(Request) All of the lines below are to be printed again exactly; images are excluded from the output.

* * * * * * * * *

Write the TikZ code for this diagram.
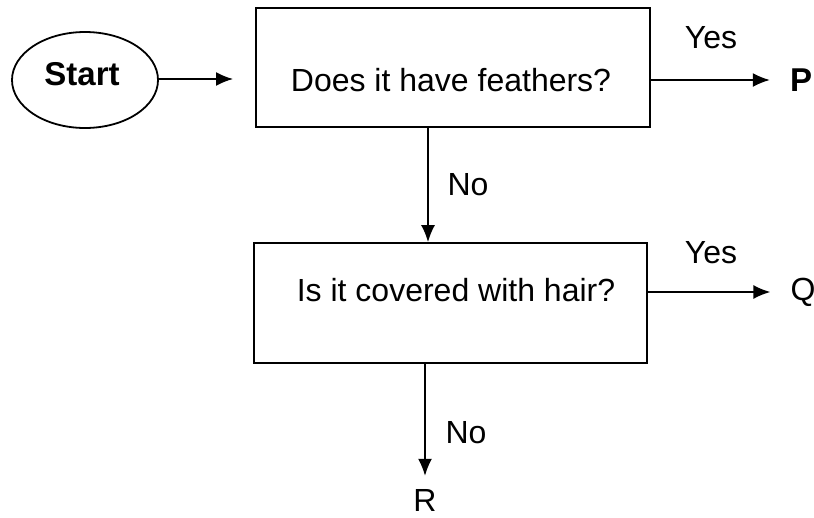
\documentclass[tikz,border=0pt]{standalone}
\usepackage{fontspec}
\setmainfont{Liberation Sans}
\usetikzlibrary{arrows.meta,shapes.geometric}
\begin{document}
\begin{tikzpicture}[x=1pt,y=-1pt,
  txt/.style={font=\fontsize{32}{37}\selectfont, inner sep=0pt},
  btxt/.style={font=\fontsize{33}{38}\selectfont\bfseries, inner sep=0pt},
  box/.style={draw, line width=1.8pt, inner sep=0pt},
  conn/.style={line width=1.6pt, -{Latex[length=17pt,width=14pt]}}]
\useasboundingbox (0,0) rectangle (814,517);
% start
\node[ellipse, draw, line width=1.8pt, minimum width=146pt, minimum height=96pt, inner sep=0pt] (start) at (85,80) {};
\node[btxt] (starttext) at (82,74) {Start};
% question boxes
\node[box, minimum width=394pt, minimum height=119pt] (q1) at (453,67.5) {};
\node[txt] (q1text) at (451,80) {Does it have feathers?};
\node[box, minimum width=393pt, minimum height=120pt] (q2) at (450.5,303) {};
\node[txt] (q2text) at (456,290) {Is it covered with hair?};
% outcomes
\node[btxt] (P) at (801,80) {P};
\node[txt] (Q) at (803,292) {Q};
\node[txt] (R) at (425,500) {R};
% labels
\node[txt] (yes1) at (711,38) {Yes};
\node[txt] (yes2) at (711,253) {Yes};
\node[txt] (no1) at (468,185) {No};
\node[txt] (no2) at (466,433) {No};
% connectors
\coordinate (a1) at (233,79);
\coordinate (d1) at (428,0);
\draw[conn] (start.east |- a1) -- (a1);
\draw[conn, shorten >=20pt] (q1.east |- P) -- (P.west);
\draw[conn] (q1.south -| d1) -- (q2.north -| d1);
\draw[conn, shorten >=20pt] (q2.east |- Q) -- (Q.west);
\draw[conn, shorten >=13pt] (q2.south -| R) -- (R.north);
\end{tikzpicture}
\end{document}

* * * * * * * * *

(Answer to this task)
Write the TikZ code for this diagram.
\documentclass[tikz,border=0pt]{standalone}
\usepackage{fontspec}
\setmainfont{Liberation Sans}
\usetikzlibrary{arrows.meta,shapes.geometric}
\begin{document}
\begin{tikzpicture}[x=1pt,y=-1pt,
  txt/.style={font=\fontsize{32}{37}\selectfont, inner sep=0pt},
  btxt/.style={font=\fontsize{33}{38}\selectfont\bfseries, inner sep=0pt},
  box/.style={draw, line width=1.8pt, inner sep=0pt},
  conn/.style={line width=1.6pt, -{Latex[length=17pt,width=14pt]}}]
\useasboundingbox (0,0) rectangle (814,517);
% start
\node[ellipse, draw, line width=1.8pt, minimum width=146pt, minimum height=96pt, inner sep=0pt] (start) at (85,80) {};
\node[btxt] (starttext) at (82,74) {Start};
% question boxes
\node[box, minimum width=394pt, minimum height=119pt] (q1) at (453,67.5) {};
\node[txt] (q1text) at (451,80) {Does it have feathers?};
\node[box, minimum width=393pt, minimum height=120pt] (q2) at (450.5,303) {};
\node[txt] (q2text) at (456,290) {Is it covered with hair?};
% outcomes
\node[btxt] (P) at (801,80) {P};
\node[txt] (Q) at (803,292) {Q};
\node[txt] (R) at (425,500) {R};
% labels
\node[txt] (yes1) at (711,38) {Yes};
\node[txt] (yes2) at (711,253) {Yes};
\node[txt] (no1) at (468,185) {No};
\node[txt] (no2) at (466,433) {No};
% connectors
\coordinate (a1) at (233,79);
\coordinate (d1) at (428,0);
\draw[conn] (start.east |- a1) -- (a1);
\draw[conn, shorten >=20pt] (q1.east |- P) -- (P.west);
\draw[conn] (q1.south -| d1) -- (q2.north -| d1);
\draw[conn, shorten >=20pt] (q2.east |- Q) -- (Q.west);
\draw[conn, shorten >=13pt] (q2.south -| R) -- (R.north);
\end{tikzpicture}
\end{document}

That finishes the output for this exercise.